Wimbledon’s second day became more of a talking issue about comments off the court than the action on it, as no major upsets were recorded.
Former champions and former world No 1s Roger Federer and Novak Djokovic both said Wimbledon should consider rule changes after their first-round opponents retired with injuries.
The biggest discussion surrounding the women was that of world No 1 Angelique Kerber who avoided an early upset as she overcame the American qualifier Irina Falconi to reach the second round.
Kerber, who reached last year’s final, has struggled for form in 2017 and lost in the first round of the French Open. Despite not being at her best against world No 247 Falconi, the 29-year-old German came through 6-4, 6-4.
But it was the men’s side which caused all the debate. Federer, the No 3 seed, led 6-3, 3-0 when Ukrainian Alexandr Dolgopolov quit with an ankle injury after 43 minutes. And No 2 seed Djokovic progressed after a calf injury saw Martin Klizan pull out at 6-2, 2-0 down on 40 minutes.
‘We had a joke in the locker room saying we should maybe play a practice set on Centre Court,’ said Djokovic.
Both Klizan and Dolgopolov have struggled with injuries recently and their retirements made it five over the course of two days at the Championships.
The ATP men’s tour introduced a rule at the start of 2017 that means a player can retire before a first-round match and retain their prize money.
A lucky loser then gets the place and money earned from qualifying, plus any further prize money accrued from the second round onwards.
The rule is not in place at the four Grand Slam tournaments. ‘Maybe it should be addressed,’ said a frustrated Djokovic.
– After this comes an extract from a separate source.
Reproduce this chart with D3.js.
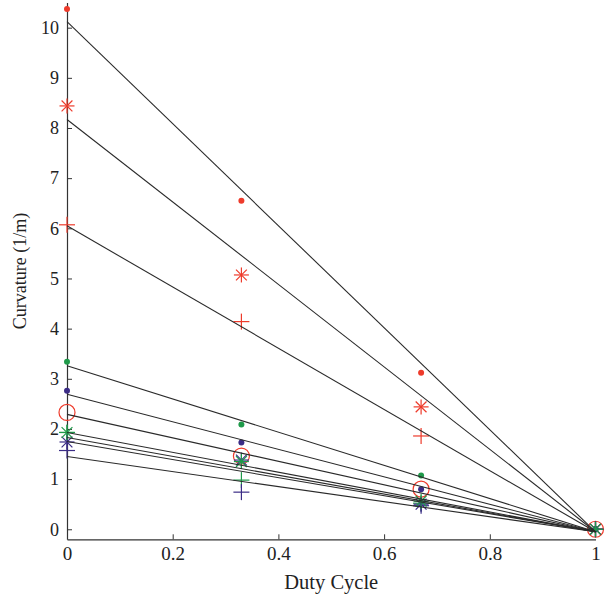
<!DOCTYPE html>
<html><head><meta charset="utf-8">
<script src="https://cdn.jsdelivr.net/npm/d3@7"></script>
<style>body{margin:0;background:#fff}svg{display:block}</style>
</head><body>
<svg id="c" width="613" height="603"></svg>
<script>
// Data
const dutyCycle = [0, 0.33, 0.67, 1];
const redDot     = [10.37, 6.55, 3.12, 0];
const redStar    = [8.44, 5.07, 2.44, 0];
const redPlus    = [6.07, 4.14, 1.86, 0];
const greenDot   = [3.34, 2.09, 1.07, 0];
const purpleDot  = [2.76, 1.73, 0.80, 0];
const redCircle  = [2.33, 1.46, 0.80, 0];
const greenStar  = [1.93, 1.35, 0.56, 0];
const purpleStar = [1.74, 1.38, 0.50, 0];
const greenPlus  = [1.93, 0.98, 0.52, 0];
const purplePlus = [1.57, 0.74, 0.47, 0];
// fitted lines: value at duty cycle 0 and at duty cycle 1
const fitStart = [10.12, 8.17, 6.05, 3.26, 2.69, 2.29, 1.93, 1.83, 1.75, 1.45];
const fitEnd   = [-0.05, -0.05, -0.05, -0.05, -0.05, -0.05, -0.05, -0.05, -0.05, -0.05];
const xTicks = [0, 0.2, 0.4, 0.6, 0.8, 1];
const yTicks = [0,1,2,3,4,5,6,7,8,9,10];

const RED = "#ee3b2b", GREEN = "#1f9a4a", PURPLE = "#3b2c86";
const series = [
  {v: redDot, c: RED, m: "dot"},
  {v: redStar, c: RED, m: "star"},
  {v: redPlus, c: RED, m: "plus"},
  {v: greenDot, c: GREEN, m: "dot"},
  {v: purpleDot, c: PURPLE, m: "dot"},
  {v: redCircle, c: RED, m: "circle"},
  {v: greenPlus, c: GREEN, m: "plus"},
  {v: purplePlus, c: PURPLE, m: "plus"},
  {v: purpleStar, c: PURPLE, m: "star"},
  {v: greenStar, c: GREEN, m: "star"}
];

const svg = d3.select("#c");
const x = d3.scaleLinear().domain([0, 1]).range([67, 595.5]);
const y = d3.scaleLinear().domain([-0.2, 10.5]).range([539.3, 2.6]);
const FONT = "'Liberation Serif','Times New Roman',serif";
const AX = "#333";

// axes
const gx = svg.append("g").attr("transform", `translate(0,${y(-0.2)})`)
  .call(d3.axisBottom(x).tickValues(xTicks).tickFormat(d3.format("")).tickSizeInner(-5).tickSizeOuter(0).tickPadding(7));
const gy = svg.append("g").attr("transform", `translate(${x(0)},0)`)
  .call(d3.axisLeft(y).tickValues(yTicks).tickSizeInner(-5).tickSizeOuter(0).tickPadding(8));
[gx, gy].forEach(g => {
  g.select(".domain").attr("stroke", AX).attr("stroke-width", 1.2);
  g.selectAll(".tick line").attr("stroke", AX).attr("stroke-width", 1);
  g.selectAll(".tick text").attr("font-family", FONT).attr("fill", "#222");
});
gx.selectAll(".tick text").attr("font-size", 19);
gy.selectAll(".tick text").attr("font-size", 18);
gx.select(".tick:first-of-type line").remove();
gx.select(".tick:last-of-type line").remove();

// markers
const mk = svg.append("g");
series.forEach(s => {
  s.v.forEach((val, i) => {
    const px = x(dutyCycle[i]), py = y(val);
    if (s.m === "dot") {
      mk.append("circle").attr("cx", px).attr("cy", py).attr("r", 3).attr("fill", s.c);
    } else if (s.m === "circle") {
      mk.append("circle").attr("cx", px).attr("cy", py).attr("r", 8).attr("fill", "none").attr("stroke", s.c).attr("stroke-width", 1.2);
    } else {
      const r = s.m === "star" ? 7.5 : 8;
      const segs = [[-r,0,r,0],[0,-r,0,r]];
      if (s.m === "star") { const d = r*0.72; segs.push([-d,-d,d,d],[-d,d,d,-d]); }
      segs.forEach(sg => mk.append("line")
        .attr("x1", px+sg[0]).attr("y1", py+sg[1]).attr("x2", px+sg[2]).attr("y2", py+sg[3])
        .attr("stroke", s.c).attr("stroke-width", 1.2));
    }
  });
});

// fitted lines
svg.append("g").selectAll("line").data(fitStart).join("line")
  .attr("x1", x(0)).attr("y1", d => y(d))
  .attr("x2", x(1)).attr("y2", (d, i) => y(fitEnd[i]))
  .attr("stroke", "#2a2a2a").attr("stroke-width", 1.1);

// axis titles
svg.append("text").attr("x", x(0.5)).attr("y", 589).attr("text-anchor", "middle")
  .attr("font-family", FONT).attr("font-size", 20.5).attr("fill", "#222").text("Duty Cycle");
svg.append("text").attr("transform", `translate(26,${y(5.15)}) rotate(-90)`).attr("text-anchor", "middle")
  .attr("font-family", FONT).attr("font-size", 18).attr("fill", "#222").text("Curvature (1/m)");
</script>
</body></html>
First-round losers at Wimbledon earn £35,000 this year, potentially encouraging players to take to the court when they know they are not fit enough to compete.
‘The question always is, should they have started the match at all?’ said Federer. ‘That, only the player can answer really, in my opinion. You hope that they would give up their spot for somebody else, even though they deserve to be in there, but fitness not allowing them.’
In other men’s action, Juan Martin del Potro overcame Thanasi Kokkinakis to seal a 6-3, 3-6, 7-6 (7-2), 6-4 victory and reach the second round.
Canadian sixth seed Milos Raonic, last year’s runner-up, saw off Germany’s Jan-Lennard Struff 7-5 (7-5), 6-2, 7-6 (7-4) in his opening match.
Other seeded players, Dominic Thiem, Alexander Zverev, Tomas Berdych and John Isner all won their respective first-round ties on a day of little drama.